--- Task description ---
Reproduce each line of the material exactly, minus any picture.
[Begin Given material]
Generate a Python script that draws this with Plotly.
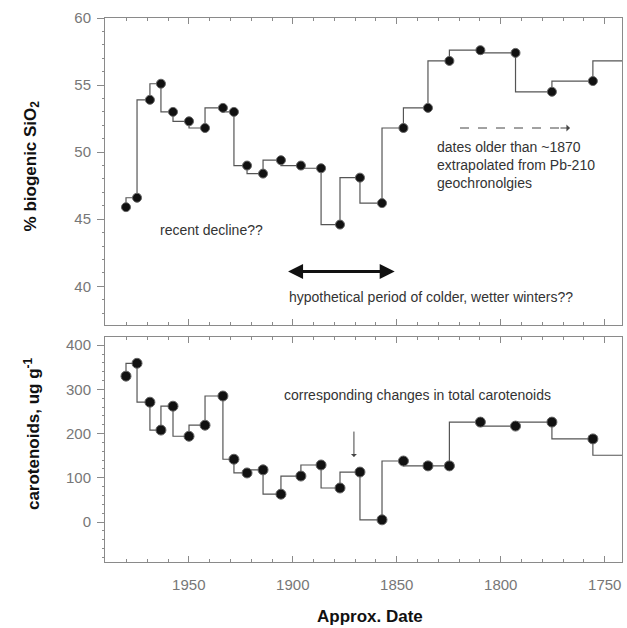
import plotly.graph_objects as go

# ---- data ----
years = [1980.2, 1974.9, 1968.7, 1963.4, 1957.6, 1949.9, 1942.2, 1933.6, 1928.3,
         1922.0, 1914.3, 1905.7, 1896.1, 1886.4, 1877.3, 1867.7, 1857.1, 1846.8,
         1835.0, 1824.7, 1809.8, 1792.9, 1775.4, 1755.7, 1738.0]
sio2 = [45.9, 46.6, 53.9, 55.1, 53.0, 52.3, 51.8, 53.3, 53.0,
        49.0, 48.4, 49.4, 49.0, 48.8, 44.6, 48.1, 46.2, 51.8,
        53.3, 56.8, 57.6, 57.4, 54.5, 55.3, 56.8]
carot = [330, 359, 271, 208, 262, 194, 219, 285, 142,
         111, 118, 63, 104, 129, 77, 113, 5, 138,
         127, 127, 226, 217, 226, 188, 151]

x_ticks = [1950, 1900, 1850, 1800, 1750]
sio2_ticks = [40, 45, 50, 55, 60]
carot_ticks = [0, 100, 200, 300, 400]

FONT = "Liberation Sans, Arial, sans-serif"
LINE_C = "#555555"
AX_C = "#8a8a8a"
TICKFONT = dict(family=FONT, size=15, color="#777777")

fig = go.Figure()
fig.add_trace(go.Scatter(
    x=years, y=sio2, mode="lines+markers", line_shape="vh",
    line=dict(color=LINE_C, width=1.2),
    marker=dict(size=9, color="#111111", line=dict(color="#666666", width=1)),
    xaxis="x", yaxis="y", showlegend=False))
fig.add_trace(go.Scatter(
    x=years, y=carot, mode="lines+markers", line_shape="vh",
    line=dict(color=LINE_C, width=1.2),
    marker=dict(size=10, color="#111111", line=dict(color="#666666", width=1)),
    xaxis="x2", yaxis="y2", showlegend=False))

xcommon = dict(
    range=[1990.3, 1741.7], tickvals=x_ticks, ticks="inside", ticklen=6,
    tickcolor=AX_C, tickwidth=1, showline=True, linecolor=AX_C, linewidth=1,
    mirror="ticks", showgrid=False, zeroline=False,
    minor=dict(dtick=10, ticks="inside", ticklen=3, tickcolor=AX_C, showgrid=False),
    tickfont=TICKFONT,
)
ycommon = dict(
    ticks="outside", ticklen=7, tickcolor=AX_C, tickwidth=1, showline=True,
    linecolor=AX_C, linewidth=1, mirror=True, showgrid=False, zeroline=False,
    tickfont=TICKFONT, ticklabelstandoff=3,
)

fig.update_layout(
    width=627, height=628,
    margin=dict(l=105, r=5, t=18, b=66),
    paper_bgcolor="white", plot_bgcolor="white",
    xaxis=dict(**xcommon, domain=[0, 1], anchor="y", showticklabels=False, matches="x2"),
    xaxis2=dict(**xcommon, domain=[0, 1], anchor="y2", showticklabels=True, ticklabelstandoff=9),
    yaxis=dict(**ycommon, domain=[0.4353, 1], range=[37.1, 60], tickvals=sio2_ticks,
               minor=dict(dtick=1, ticks="outside", ticklen=2, tickcolor=AX_C, showgrid=False),
               anchor="x"),
    yaxis2=dict(**ycommon, domain=[0, 0.4132], range=[-90.4, 418], tickvals=carot_ticks,
                minor=dict(dtick=20, ticks="outside", ticklen=2, tickcolor=AX_C, showgrid=False),
                anchor="x2"),
)

TXT = dict(family=FONT, size=14, color="#333333")
TITLE = dict(family=FONT, size=17, color="#111111")
ann = []
# axis titles
ann.append(dict(text="<b>% biogenic SiO<sub>2</sub></b>", xref="paper", yref="paper",
                x=-0.1412, y=0.729, xanchor="center", yanchor="middle",
                textangle=-90, showarrow=False, font=TITLE))
ann.append(dict(text="<b>carotenoids, ug g<sup>-1</sup></b>", xref="paper", yref="paper",
                x=-0.1412, y=0.237, xanchor="center", yanchor="middle",
                textangle=-90, showarrow=False, font=TITLE))
ann.append(dict(text="<b>Approx. Date</b>", xref="paper", yref="paper",
                x=0.5126, y=-0.101, xanchor="center", yanchor="middle",
                showarrow=False, font=TITLE))
# top-panel notes
ann.append(dict(text="recent decline??", xref="x", yref="y", x=1939.3, y=44.2,
                showarrow=False, font=TXT))
ann.append(dict(text="hypothetical period of colder, wetter winters??", xref="x", yref="y",
                x=1833.5, y=39.2, showarrow=False, font=TXT))
ann.append(dict(text="", xref="x", yref="y", x=1851, y=41.1, ax=1903, ay=41.1,
                axref="x", ayref="y", showarrow=True, arrowside="end+start",
                arrowhead=2, arrowsize=1, arrowwidth=3, arrowcolor="#111111"))
ann.append(dict(text="dates older than ~1870<br>extrapolated from Pb-210<br>geochronolgies",
                xref="x", yref="y", x=1831.6, y=51.15, xanchor="left", yanchor="top",
                align="left", showarrow=False, font=TXT))
ann.append(dict(text="", xref="x", yref="y", x=1766.7, y=51.8, ax=1772, ay=51.8,
                axref="x", ayref="y", showarrow=True, arrowhead=1, arrowsize=1.2,
                arrowwidth=1, arrowcolor="#444444"))
# bottom-panel notes
ann.append(dict(text="corresponding changes in total carotenoids", xref="x2", yref="y2",
                x=1839.8, y=287, showarrow=False, font=TXT))
ann.append(dict(text="", xref="x2", yref="y2", x=1870.6, y=147, ax=1870.6, ay=208,
                axref="x2", ayref="y2", showarrow=True, arrowhead=1, arrowsize=1,
                arrowwidth=1, arrowcolor="#444444"))
fig.update_layout(annotations=ann)

fig.add_shape(type="line", xref="x", yref="y", x0=1819.6, x1=1768, y0=51.8, y1=51.8,
              line=dict(color="#444444", width=1, dash="dash"))

fig.write_html("out.html")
[End Given material]
--- Solution to the exercise ---
Generate a Python script that draws this with Plotly.
import plotly.graph_objects as go

# ---- data ----
years = [1980.2, 1974.9, 1968.7, 1963.4, 1957.6, 1949.9, 1942.2, 1933.6, 1928.3,
         1922.0, 1914.3, 1905.7, 1896.1, 1886.4, 1877.3, 1867.7, 1857.1, 1846.8,
         1835.0, 1824.7, 1809.8, 1792.9, 1775.4, 1755.7, 1738.0]
sio2 = [45.9, 46.6, 53.9, 55.1, 53.0, 52.3, 51.8, 53.3, 53.0,
        49.0, 48.4, 49.4, 49.0, 48.8, 44.6, 48.1, 46.2, 51.8,
        53.3, 56.8, 57.6, 57.4, 54.5, 55.3, 56.8]
carot = [330, 359, 271, 208, 262, 194, 219, 285, 142,
         111, 118, 63, 104, 129, 77, 113, 5, 138,
         127, 127, 226, 217, 226, 188, 151]

x_ticks = [1950, 1900, 1850, 1800, 1750]
sio2_ticks = [40, 45, 50, 55, 60]
carot_ticks = [0, 100, 200, 300, 400]

FONT = "Liberation Sans, Arial, sans-serif"
LINE_C = "#555555"
AX_C = "#8a8a8a"
TICKFONT = dict(family=FONT, size=15, color="#777777")

fig = go.Figure()
fig.add_trace(go.Scatter(
    x=years, y=sio2, mode="lines+markers", line_shape="vh",
    line=dict(color=LINE_C, width=1.2),
    marker=dict(size=9, color="#111111", line=dict(color="#666666", width=1)),
    xaxis="x", yaxis="y", showlegend=False))
fig.add_trace(go.Scatter(
    x=years, y=carot, mode="lines+markers", line_shape="vh",
    line=dict(color=LINE_C, width=1.2),
    marker=dict(size=10, color="#111111", line=dict(color="#666666", width=1)),
    xaxis="x2", yaxis="y2", showlegend=False))

xcommon = dict(
    range=[1990.3, 1741.7], tickvals=x_ticks, ticks="inside", ticklen=6,
    tickcolor=AX_C, tickwidth=1, showline=True, linecolor=AX_C, linewidth=1,
    mirror="ticks", showgrid=False, zeroline=False,
    minor=dict(dtick=10, ticks="inside", ticklen=3, tickcolor=AX_C, showgrid=False),
    tickfont=TICKFONT,
)
ycommon = dict(
    ticks="outside", ticklen=7, tickcolor=AX_C, tickwidth=1, showline=True,
    linecolor=AX_C, linewidth=1, mirror=True, showgrid=False, zeroline=False,
    tickfont=TICKFONT, ticklabelstandoff=3,
)

fig.update_layout(
    width=627, height=628,
    margin=dict(l=105, r=5, t=18, b=66),
    paper_bgcolor="white", plot_bgcolor="white",
    xaxis=dict(**xcommon, domain=[0, 1], anchor="y", showticklabels=False, matches="x2"),
    xaxis2=dict(**xcommon, domain=[0, 1], anchor="y2", showticklabels=True, ticklabelstandoff=9),
    yaxis=dict(**ycommon, domain=[0.4353, 1], range=[37.1, 60], tickvals=sio2_ticks,
               minor=dict(dtick=1, ticks="outside", ticklen=2, tickcolor=AX_C, showgrid=False),
               anchor="x"),
    yaxis2=dict(**ycommon, domain=[0, 0.4132], range=[-90.4, 418], tickvals=carot_ticks,
                minor=dict(dtick=20, ticks="outside", ticklen=2, tickcolor=AX_C, showgrid=False),
                anchor="x2"),
)

TXT = dict(family=FONT, size=14, color="#333333")
TITLE = dict(family=FONT, size=17, color="#111111")
ann = []
# axis titles
ann.append(dict(text="<b>% biogenic SiO<sub>2</sub></b>", xref="paper", yref="paper",
                x=-0.1412, y=0.729, xanchor="center", yanchor="middle",
                textangle=-90, showarrow=False, font=TITLE))
ann.append(dict(text="<b>carotenoids, ug g<sup>-1</sup></b>", xref="paper", yref="paper",
                x=-0.1412, y=0.237, xanchor="center", yanchor="middle",
                textangle=-90, showarrow=False, font=TITLE))
ann.append(dict(text="<b>Approx. Date</b>", xref="paper", yref="paper",
                x=0.5126, y=-0.101, xanchor="center", yanchor="middle",
                showarrow=False, font=TITLE))
# top-panel notes
ann.append(dict(text="recent decline??", xref="x", yref="y", x=1939.3, y=44.2,
                showarrow=False, font=TXT))
ann.append(dict(text="hypothetical period of colder, wetter winters??", xref="x", yref="y",
                x=1833.5, y=39.2, showarrow=False, font=TXT))
ann.append(dict(text="", xref="x", yref="y", x=1851, y=41.1, ax=1903, ay=41.1,
                axref="x", ayref="y", showarrow=True, arrowside="end+start",
                arrowhead=2, arrowsize=1, arrowwidth=3, arrowcolor="#111111"))
ann.append(dict(text="dates older than ~1870<br>extrapolated from Pb-210<br>geochronolgies",
                xref="x", yref="y", x=1831.6, y=51.15, xanchor="left", yanchor="top",
                align="left", showarrow=False, font=TXT))
ann.append(dict(text="", xref="x", yref="y", x=1766.7, y=51.8, ax=1772, ay=51.8,
                axref="x", ayref="y", showarrow=True, arrowhead=1, arrowsize=1.2,
                arrowwidth=1, arrowcolor="#444444"))
# bottom-panel notes
ann.append(dict(text="corresponding changes in total carotenoids", xref="x2", yref="y2",
                x=1839.8, y=287, showarrow=False, font=TXT))
ann.append(dict(text="", xref="x2", yref="y2", x=1870.6, y=147, ax=1870.6, ay=208,
                axref="x2", ayref="y2", showarrow=True, arrowhead=1, arrowsize=1,
                arrowwidth=1, arrowcolor="#444444"))
fig.update_layout(annotations=ann)

fig.add_shape(type="line", xref="x", yref="y", x0=1819.6, x1=1768, y0=51.8, y1=51.8,
              line=dict(color="#444444", width=1, dash="dash"))

fig.write_html("out.html")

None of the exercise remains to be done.